NEOCOLONIALISM ANGERS MASSES
The higher fuel prices were only the spark that ignited the explosive situation that has been building. For the last 15 months anger has been growing, beginning with the assassination on July 7, 2021, of President Jovenel Moise. Ariel Henry was quickly maneuvered into the presidency under the direction of the Biden Administration. Over the months, the U.S. continued to support Henry even in face of growing opposition of the Haitian masses, who, as usual, were never consulted.
A major reason for U.S. support: Henry has allowed the U.S. to massively deport thousands of Haitians immigrants from the U.S., who were fleeing the poverty and violence in Haiti. This has exacerbated Haiti’s present crisis. Dan Foote, Biden’s ambassador to Haiti, resigned last fall due to this despicable policy.

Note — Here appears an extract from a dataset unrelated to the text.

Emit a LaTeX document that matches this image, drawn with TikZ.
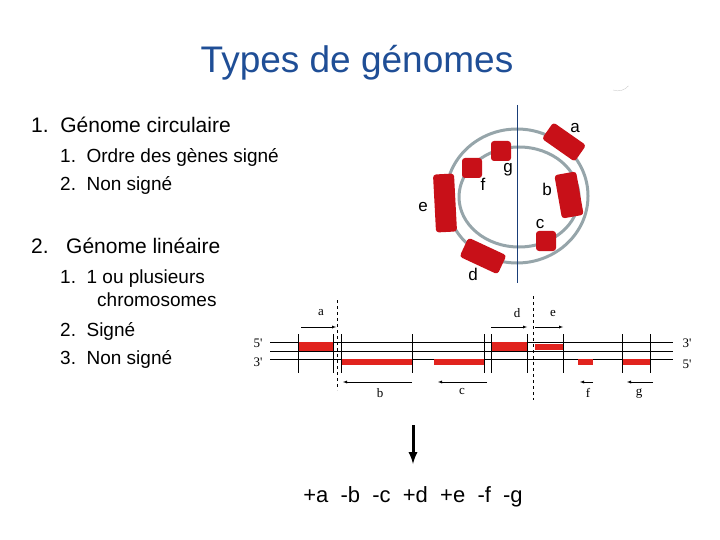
\documentclass[tikz,border=0pt]{standalone}
\usepackage{fontspec}
\setmainfont{Liberation Sans}
\newfontfamily\arial{Liberation Sans}
\newfontfamily\serif{Liberation Serif}
\usepackage{tikz}
\usetikzlibrary{arrows}
\definecolor{titleblue}{RGB}{31,78,150}
\definecolor{genered}{RGB}{200,16,24}
\definecolor{linered}{RGB}{225,35,30}
\definecolor{ringgray}{RGB}{150,165,170}
\tikzstyle{gene}=[fill=genered,rounded corners=3pt,inner sep=0pt]
\tikzstyle{lbl}=[font=\arial\fontsize{17}{17}\selectfont,inner sep=0pt]
\tikzstyle{slbl}=[font=\serif\fontsize{13}{13}\selectfont,inner sep=0pt]
\tikzstyle{item}=[anchor=base west,inner sep=0pt,font=\arial\fontsize{19}{19}\selectfont]
\begin{document}
\begin{tikzpicture}[x=1pt,y=-1pt]
    \useasboundingbox (0,0) rectangle (720,540);
    % Title and list
    \node[font=\arial\fontsize{37}{37}\selectfont,text=titleblue] (title) at (357,63) {Types de génomes};
    \node[item,font=\arial\fontsize{21}{21}\selectfont] (l1) at (31,133) {1.\ \ Génome circulaire};
    \node[item] (l11) at (60,163) {1.\ \ Ordre des gènes signé};
    \node[item] (l12) at (60,191) {2.\ \ Non signé};
    \node[item,font=\arial\fontsize{21}{21}\selectfont] (l2) at (31,253) {2.\ \ \ Génome linéaire};
    \node[item] (l21) at (60,283) {1.\ \ 1 ou plusieurs};
    \node[item] (l21b) at (97,306) {chromosomes};
    \node[item] (l22) at (60,336) {2.\ \ Signé};
    \node[item] (l23) at (60,364) {3.\ \ Non signé};
    \draw[gray!40,thin] (613,90) arc (110:40:14);

    % Circular genome
    \draw[ringgray,line width=3pt] (517,196) ellipse (71 and 67);
    \draw[ringgray,line width=3pt] (519,197) ellipse (60 and 50);
    \draw[titleblue!80!black] (517,105) -- (517,283);
    \foreach \pos/\name/\w/\h/\rot in {{(564,142)/a/40/20/-35}, {(569,195)/b/22/44/10}, {(546,241)/c/20/20/0}, {(483,256)/d/42/21/-25}, {(445,203)/e/21/58/3}, {(472,168)/f/20/20/0}, {(501,151)/g/20/20/0}}
        \node[gene,minimum width=\w,minimum height=\h,rotate=\rot] (g\name) at \pos {};
    \foreach \pos/\name in {{(575,128)/a}, {(547,189)/b}, {(540,224)/c}, {(473,274)/d}, {(423,207)/e}, {(483,184)/f}, {(508,170)/g}}
        \node[lbl] (t\name) at \pos {\name};

    % Linear genome
    \coordinate (s1) at (270,342); \coordinate (s1e) at (673,342);
    \coordinate (s2) at (270,351); \coordinate (s2e) at (673,351);
    \coordinate (s3) at (270,359); \coordinate (s3e) at (673,359);
    \foreach \a/\b in {s1/s1e, s2/s2e, s3/s3e}
        \draw (\a) -- (\b);
    \foreach \x/\y/\xx/\yy/\name in {298/342/333/351/a, 491/342/527/351/d, 535/344/563/350/e, 341/359/412/365/b, 434/359/484/365/c, 578/359/593/365/f, 622/359/650/365/g}
        \fill[linered] (\x,\y) rectangle (\xx,\yy);
    \foreach \x in {298,333,341,412,484,491,527,563,622,650}
        \draw (\x,334) -- (\x,373);
    \draw[dashed] (337,300) -- (337,390);
    \draw[dashed] (533,296) -- (533,400);
    \node[slbl] (p5l) at (258,343) {5'};
    \node[slbl] (p3l) at (258,362) {3'};
    \node[slbl] (p3r) at (687,343) {3'};
    \node[slbl] (p5r) at (687,364) {5'};
    % strand arrows
    \foreach \x/\xx/\y in {301/336/327, 491/527/327, 535/563/327, 412/343/382, 487/438/382, 593/580/382, 653/627/382}
        \draw[-latex] (\x,\y) -- (\xx,\y);
    \foreach \pos/\name in {{(321,313)/a}, {(517,313)/d}, {(553,313)/e}, {(380,393)/b}, {(462,391)/c}, {(588,393)/f}, {(639,394)/g}}
        \node[slbl] (u\name) at \pos {\name};

    % Signed order
    \coordinate (dtop) at (413,425);
    \node[font=\arial\fontsize{22}{22}\selectfont,inner sep=0pt] (order) at (413,497) {+a\ \ -b\ \ -c\ \ +d\ \ +e\ \ -f\ \ -g};
    \draw[line width=3pt,-latex] (dtop) -- (413,464);
\end{tikzpicture}
\end{document}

Now the U.S. has gone to the UN with two Haiti resolutions: one sanctioning particular gangs; another seeking armed intervention in Haiti with or without the UN. The first resolution passed, the second has not passed yet.
PEOPLE ORGANIZING AGAINST GANGS
There is no doubt that the gang violence is horrific, with murders and rape being used as a means of violent intimidation. There are differences on the question of gangs. Anti-gang gangs are forming to protect citizens from the gang violence that elites in Haiti are supporting to suppress growing social protest. Some anti-gang gangs are said to be talking of revolution.
What is clear is that international armed intervention—the U.S. and Canada have already sent armored vehicles—is only supported by a Haitian ruling class losing its control, not by the Haitian masses who are striving for a new beginning without outside intervention.
There is a dual, contradictory reality occurring in Haiti. On the one hand is the U.S.-imposed, illegitimate government of Ariel Henry, supported by almost no one, enabling violent criminal gangs to terrorize and murder Haiti’s citizens. On the other hand there is the developing social movement of Haitians created by numerous groups: anti-gang gangs who are armed to protect people, teachers’ groups, trade unions, women’s organizations and on and on.
Their call is straightforward and profound: Henry must go! No outside intervention, especially from the U.S. and UN! Many are calling for full social revolution.